Photo Courtesy of Mary Paige Rose/PacifiCorp
Forty-one new wind turbines line the foothills in Northeastern Oregon, ready to deliver clean, renewable wind power.
A campus-wide vote approved a Green Energy fee to offset 100 percent of the university’s energy usage. Southern Oregon University will be the first university in the Oregon University System to completely offset its electricity and natural gas with renewable energy. The referendum passed with 85 percent in favor of the Green Energy fee last week.
“Passing by 85 percent really shows the students care about a sustainable future,” said Erim Gomez, a member of Students for a Sustainable Future.
The fee will be implemented in Fall 2007 and the Green Energy fee will be no more than $15 per term. The fee will be used to purchase 100 percent renewable energy credits to offset the natural gas and electricity consumed at SOU. The fee expires unless renewed at the end of the 2011-2012 academic year and the credits to be purchased will be Green-E certified and purchased through a 501(c)(3) non-profit.
“The fee will be around $11 to $15,” said Gomez.
Gomez explained that Students for a Sustainable Future educate others on the benefits of using “green energy” by talking to classes, handing out stickers and sending e-mails. The non-profit organization through which energy is purchased guarantees the energy comes from green sources like solar power and wind, according to Gomez.
Solar energy (photovoltaics or PV) converts sunlight into electricity using cells made of semiconductor material, there are no greenhouse gases emitted. A 172-kilowatt solar facility in Klamath Falls is the largest solar project in the Northwest and will keep 481,600 pounds of carbon dioxide out of the atmosphere. It’s the equivalent of taking 41 cars off the road for one year.
Energy from wind is created by wind flowing past the rotor of a wind turbine, as the rotor (which looks like a huge airplane propeller) spins and drives an electric generator.
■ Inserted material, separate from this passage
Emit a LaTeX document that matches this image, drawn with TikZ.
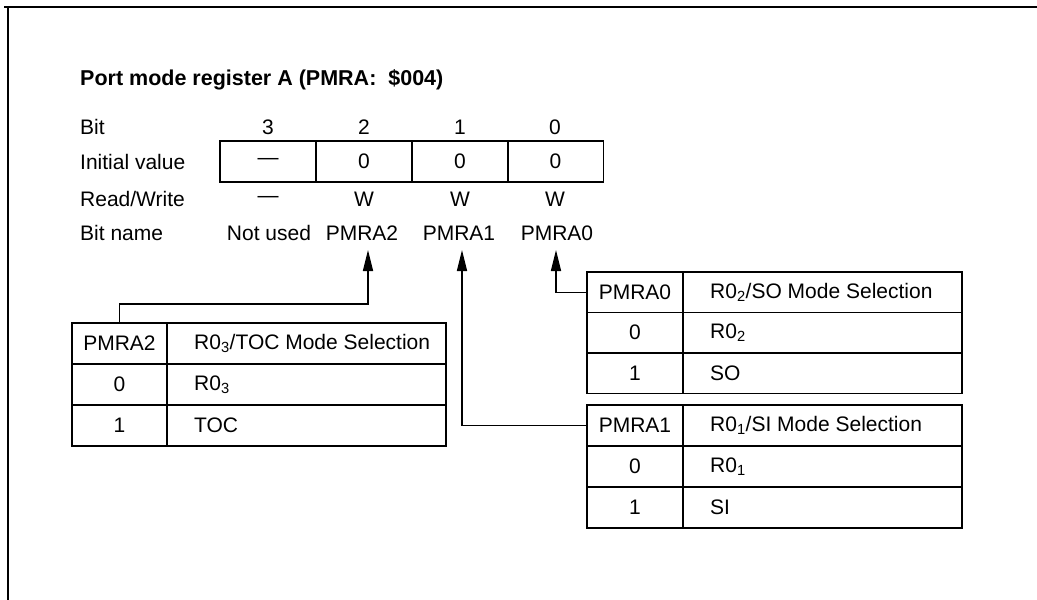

Wind energy also does not produce any air pollutants.
The Green Energy fee developed from President Cullinan’s newly appointed Sustainability Council. The energy is purchased through Pacific Power who buys wind energy from the Combine Hills facility near Milton-Freewater, Ore. Combine Hills consists of 41 wind turbines that can produce enough clean energy to power more than 12,000 homes a year.
“I think its excellent that our school is taking a step in the right direction because we will run out of resources, eventually,” said Kyle Slezak, a student. “Its good to be a leader on a nation wide basis.”
According to Blue Sky renewable energy, the Pacific Power program from where the energy is purchased, customers’ purchases in 2004 had environmental benefits equal to taking the exhaust from over 33,000 cars out of the air. Over the next 10 years Pacific Power intends to add enough renewable energy to their resource mix to power more then 409,000 homes.
The money used to purchase the power goes directly to buy renewable energy for the customer and to cover the costs of the Blue Sky program. Pacific Power does not profit from offering the renewable energy option.